How often would you say theology is incorporated into art today?

“More and more. When I first came here, I didn’t realized we were surrounded by mountains. Then I came on another trip, and the weather had cleared. The mountains are always there even if an idiot traveler to L.A. doesn’t realize that. They’re always there. Religion has always been present in the art world… So that analogy I’m trying to milk is that it’s not just that religion is finally showing up. We’re finally paying attention to it because you had decades and decades of people who had this beaten out of them, and I mean beaten out of them. Do not underestimate the gift that you have to the wider world. I would want Biola students to be amazed at the quality of the people they got in this room for this event. You had the handful of people who are writing the best stuff here today. It’s amazing, and I’m not one of them. I just got to come along for the ride.”

Why do you care about the topic that was discussed today?

“Because I am a Christian and I don’t want to have to go in the closet to be an art historian. I don’t want to suppress who I am to do my work, and the artwork is open to all kinds of new identities, why should my being a serious evangelical Christian who believes in the resurrection of the body… preclude me from participation? Why should I have to check that at the door? I don’t think I should because it would make me a worse art historian, so that’s why I’m interested in this. I want the freedom to be who I am so I can contribute to the public project of the history of art.”

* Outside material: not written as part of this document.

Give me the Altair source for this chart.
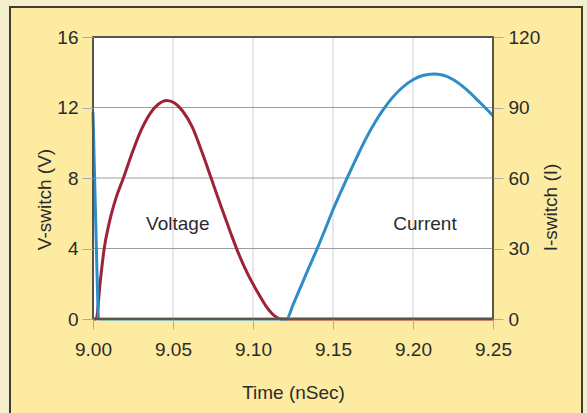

Why do you care about art?

“Because we are made in the image of an image-making God. We make images. Art is constituent of who we are as creators, made in the image of God. It is the earliest evidence of our uniqueness, long before writing. The cave paintings testify to that. So if you are interested in what it means to be human, of course you’re interested in art…  I don’t see how I could not be interested in art and be a Christian. We’re allowed to discuss things that wouldn’t be permissible at Yale University. Isn’t that wonderful to be a part of something like that?”